The report acknowledged that the delays arose because of technical challenges with parachutes, propulsion systems and launch abort systems — but it faulted NASA managers for how they handled those challenges. “Taken together, these factors may elevate the risk of a significant system failure or add further delays to the start of commercial crewed flights to the ISS,” the report said.
Actions relating to Boeing came in for special criticism. NASA’s original contracts called for Boeing to receive $4.82 billion for Starliner development, while SpaceX was allotted $3.14 billion for Crew Dragon development. But the report said that in 2016, NASA agreed to pay Boeing $287.2 million above the previously agreed-upon fixed price in order to address a perceived 18-month flight gap for four crewed missions, starting with the third flight.
Part of the justification was “to ensure the company continued as a second commercial crew provider,” the report said. In fact, the report quoted unnamed senior NASA officials as saying they thought Boeing wouldn’t continue work on Starliner unless it got more money.
In the opinion of the reviewers, most of the increased payout was unnecessary because NASA had other ways to mitigate the risk of a flight gap.
The reviewers also faulted NASA managers because they found that “SpaceX was not provided an opportunity to propose a solution even though the company previously offered shorter production lead times than Boeing.”
In his letter, Bowersox said NASA was following through on the report’s recommendations for tightening up supervision of the Commercial Crew Program. But he took issue with the claim that the increased payout to Boeing was unnecessary or unreasonable.
“NASA understands the OIG [Office of the Inspector General] believes that NASA could have negotiated better prices for the PCMs [post-certification missions]. However, this is an opinion, three years after the fact, and there is no evidence to support the conclusion that Boeing would have agreed to lower prices,” he wrote.
In response to inquiries, Boeing and SpaceX both issued statements regarding the report. Here’s what SpaceX had to say:
“SpaceX and NASA have worked in close partnership, applying all that we have learned from extensive testing and analysis to improve our systems and ensure Crew Dragon is one of the safest, most reliable spacecraft ever built. There is nothing more important to our company than human spaceflight, and we look forward to safely flying NASA astronauts to and from the International Space Station starting early next year.”

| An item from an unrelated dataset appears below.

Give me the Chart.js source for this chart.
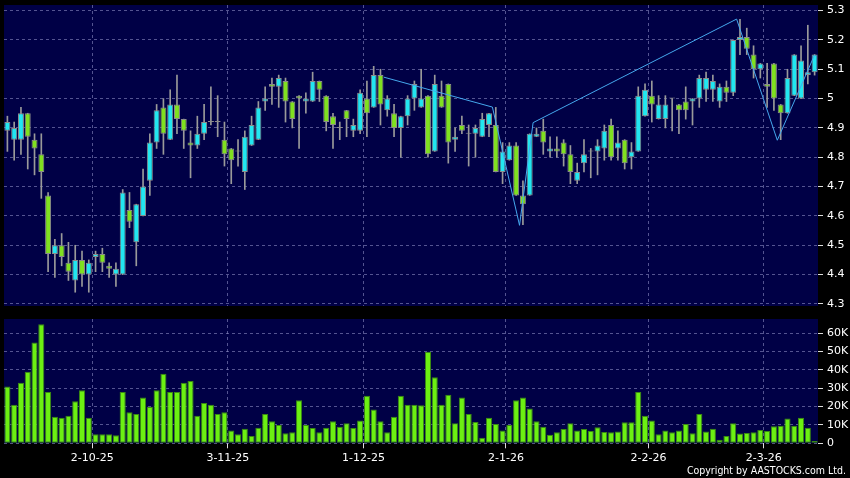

And here’s a Boeing statement addressing the price discussion:
“We do not agree with that average seat price assessment. The goal of the Commercial Crew Program is to offer safe, reliable and redundant access to the International Space Station for NASA and international partner astronauts, and to foster long-term commercial access to low Earth orbit. The pricing changes on PCMs 3-6 offered NASA additional flexibility and resilience, and significantly shortened the mission cycle from 32 months to launch after given the Authority to Proceed (ATP), and now allows Boeing to offer two crewed flights of the CST-100 Starliner per year. Additionally, Boeing is also flying the equivalent of a fifth passenger in cargo for NASA, so the per-seat pricing should be considered based on five seats.
“Through fair and open negotiations with our customer in a competitive environment, we offered NASA additional flexibility and schedule resiliency to enhance future mission readiness by offering single-mission pricing for PCMs 3-6 that was included in the pricing table in the original contract. This flexibility means Boeing is taking significantly more up-front financial risk, and is already helping NASA with critical decisions key to optimizing future ISS operations. Doing so under the structure of the original contract would have increased cost and schedule uncertainty and would have limited NASA’s flexibility in mission planning. This also facilitates shorter lead time for NASA and provide more flexibility in adjusting launch dates within that lead time. Boeing is also now holding all of the up-front mission costs, which NASA will not have to pay until after each mission is officially ordered and given the Authority to Proceed (ATP).”